== EXERCISE MATERIAL

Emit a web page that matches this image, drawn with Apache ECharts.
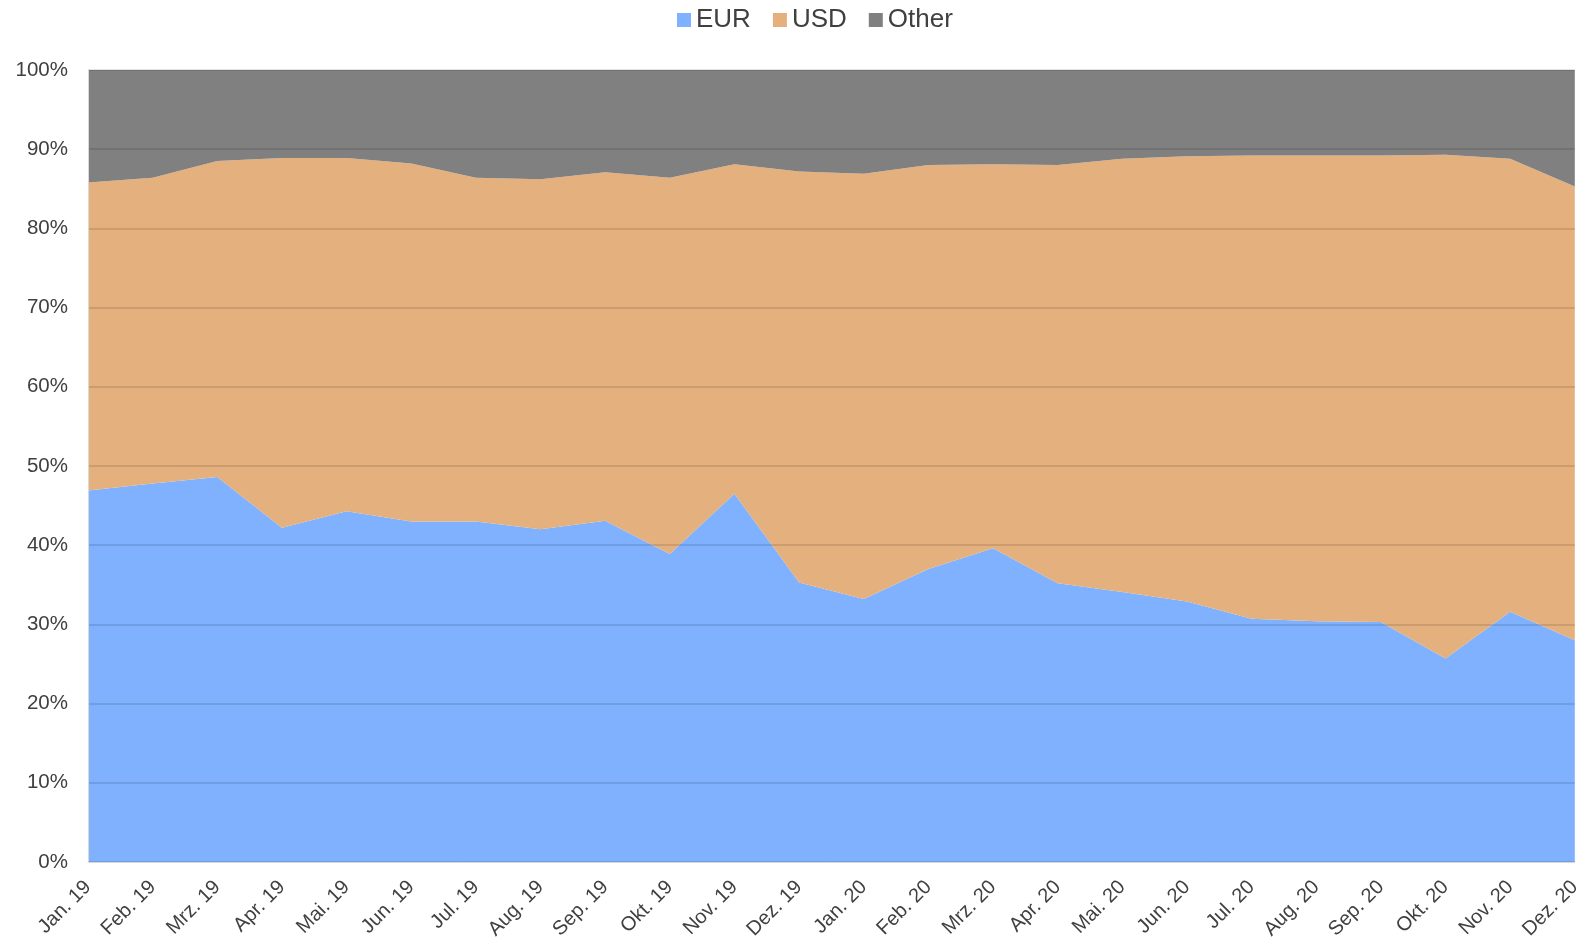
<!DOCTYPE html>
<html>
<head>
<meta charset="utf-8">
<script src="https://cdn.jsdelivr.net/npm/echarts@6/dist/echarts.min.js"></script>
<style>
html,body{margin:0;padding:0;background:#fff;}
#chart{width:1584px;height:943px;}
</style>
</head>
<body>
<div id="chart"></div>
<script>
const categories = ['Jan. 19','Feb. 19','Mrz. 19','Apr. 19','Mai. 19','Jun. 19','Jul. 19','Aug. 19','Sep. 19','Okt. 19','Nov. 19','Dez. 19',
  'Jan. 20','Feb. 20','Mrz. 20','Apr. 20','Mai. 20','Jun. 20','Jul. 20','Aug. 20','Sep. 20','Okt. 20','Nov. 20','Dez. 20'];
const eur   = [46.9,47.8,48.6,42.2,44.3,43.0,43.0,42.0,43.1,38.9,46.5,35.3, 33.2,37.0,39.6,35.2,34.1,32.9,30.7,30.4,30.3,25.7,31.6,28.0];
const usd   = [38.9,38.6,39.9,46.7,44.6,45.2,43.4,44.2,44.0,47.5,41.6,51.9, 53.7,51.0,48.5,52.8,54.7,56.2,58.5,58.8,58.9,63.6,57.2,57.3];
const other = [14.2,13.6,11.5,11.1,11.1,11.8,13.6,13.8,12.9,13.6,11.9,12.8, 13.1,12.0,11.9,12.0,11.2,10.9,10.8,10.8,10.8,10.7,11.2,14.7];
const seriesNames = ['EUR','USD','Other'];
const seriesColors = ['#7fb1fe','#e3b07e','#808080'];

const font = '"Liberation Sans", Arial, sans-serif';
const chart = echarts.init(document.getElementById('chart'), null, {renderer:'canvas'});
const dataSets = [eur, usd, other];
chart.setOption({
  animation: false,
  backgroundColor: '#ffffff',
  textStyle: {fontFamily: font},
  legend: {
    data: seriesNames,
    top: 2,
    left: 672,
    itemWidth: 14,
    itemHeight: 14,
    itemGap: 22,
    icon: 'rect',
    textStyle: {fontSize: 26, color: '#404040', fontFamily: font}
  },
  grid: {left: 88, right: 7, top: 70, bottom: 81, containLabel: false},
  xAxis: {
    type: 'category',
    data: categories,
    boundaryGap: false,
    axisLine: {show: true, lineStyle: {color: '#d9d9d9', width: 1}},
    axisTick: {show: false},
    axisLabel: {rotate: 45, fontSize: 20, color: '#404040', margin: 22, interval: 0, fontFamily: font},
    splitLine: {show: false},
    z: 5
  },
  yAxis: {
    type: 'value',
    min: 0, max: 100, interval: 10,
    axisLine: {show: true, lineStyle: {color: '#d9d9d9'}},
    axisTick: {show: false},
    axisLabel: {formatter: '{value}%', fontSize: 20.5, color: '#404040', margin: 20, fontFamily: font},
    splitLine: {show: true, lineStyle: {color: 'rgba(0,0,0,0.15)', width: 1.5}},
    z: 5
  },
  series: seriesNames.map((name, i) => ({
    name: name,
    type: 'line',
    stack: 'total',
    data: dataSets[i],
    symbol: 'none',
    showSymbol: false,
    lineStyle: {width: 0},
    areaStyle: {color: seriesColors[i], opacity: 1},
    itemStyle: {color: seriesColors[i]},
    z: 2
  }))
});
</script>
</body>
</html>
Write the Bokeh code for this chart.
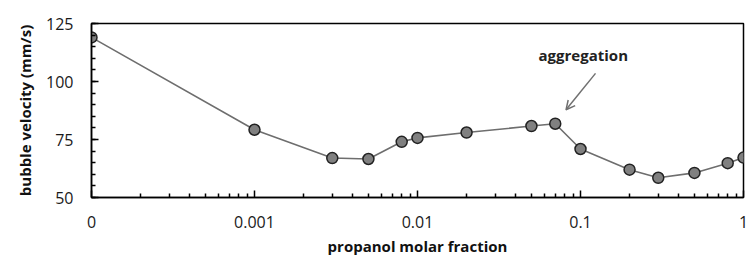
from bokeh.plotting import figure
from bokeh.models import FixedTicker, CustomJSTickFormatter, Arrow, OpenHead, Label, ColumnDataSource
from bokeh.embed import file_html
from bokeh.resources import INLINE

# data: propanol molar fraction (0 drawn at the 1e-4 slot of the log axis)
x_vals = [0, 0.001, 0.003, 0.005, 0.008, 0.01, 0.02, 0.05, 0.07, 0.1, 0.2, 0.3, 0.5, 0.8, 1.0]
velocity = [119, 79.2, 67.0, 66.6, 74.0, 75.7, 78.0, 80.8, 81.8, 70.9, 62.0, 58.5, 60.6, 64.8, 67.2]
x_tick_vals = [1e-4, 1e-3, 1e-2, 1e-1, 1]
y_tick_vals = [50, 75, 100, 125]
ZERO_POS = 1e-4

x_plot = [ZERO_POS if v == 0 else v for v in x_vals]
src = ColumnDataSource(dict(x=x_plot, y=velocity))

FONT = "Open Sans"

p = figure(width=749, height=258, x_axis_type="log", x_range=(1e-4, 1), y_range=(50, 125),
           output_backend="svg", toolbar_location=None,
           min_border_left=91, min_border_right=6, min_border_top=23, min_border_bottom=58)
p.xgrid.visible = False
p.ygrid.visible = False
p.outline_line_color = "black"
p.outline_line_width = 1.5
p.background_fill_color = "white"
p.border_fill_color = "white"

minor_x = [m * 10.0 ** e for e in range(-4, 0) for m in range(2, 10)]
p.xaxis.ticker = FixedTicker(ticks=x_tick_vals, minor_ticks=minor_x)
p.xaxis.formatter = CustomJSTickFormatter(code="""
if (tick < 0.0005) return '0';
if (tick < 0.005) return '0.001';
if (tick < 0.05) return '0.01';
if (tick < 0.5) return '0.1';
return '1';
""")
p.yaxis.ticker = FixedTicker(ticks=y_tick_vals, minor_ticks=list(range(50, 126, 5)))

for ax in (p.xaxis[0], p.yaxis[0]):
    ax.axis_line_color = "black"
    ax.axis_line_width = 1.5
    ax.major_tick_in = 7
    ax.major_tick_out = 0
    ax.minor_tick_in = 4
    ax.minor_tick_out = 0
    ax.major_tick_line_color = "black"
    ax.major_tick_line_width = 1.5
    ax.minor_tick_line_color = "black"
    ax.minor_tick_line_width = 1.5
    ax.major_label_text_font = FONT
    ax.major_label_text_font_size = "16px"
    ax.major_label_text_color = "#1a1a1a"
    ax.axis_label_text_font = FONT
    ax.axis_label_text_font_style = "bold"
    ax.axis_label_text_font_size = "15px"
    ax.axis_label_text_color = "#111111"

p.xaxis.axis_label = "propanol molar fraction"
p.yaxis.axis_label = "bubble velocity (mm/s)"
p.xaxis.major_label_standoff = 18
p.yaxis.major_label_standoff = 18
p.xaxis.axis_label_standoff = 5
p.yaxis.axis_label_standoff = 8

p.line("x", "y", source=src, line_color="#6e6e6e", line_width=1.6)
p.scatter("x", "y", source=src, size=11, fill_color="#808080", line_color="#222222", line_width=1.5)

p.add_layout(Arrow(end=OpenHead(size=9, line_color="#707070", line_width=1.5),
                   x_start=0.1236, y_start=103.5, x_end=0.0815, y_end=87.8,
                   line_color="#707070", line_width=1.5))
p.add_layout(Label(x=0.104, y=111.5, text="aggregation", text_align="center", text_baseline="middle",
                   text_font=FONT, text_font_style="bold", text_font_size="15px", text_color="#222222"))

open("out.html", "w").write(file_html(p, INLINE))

====

**WORK TO DO:**
Within the records, how many lines include "this"? The answer is the number and nothing else.

**WORKED ANSWER:**
2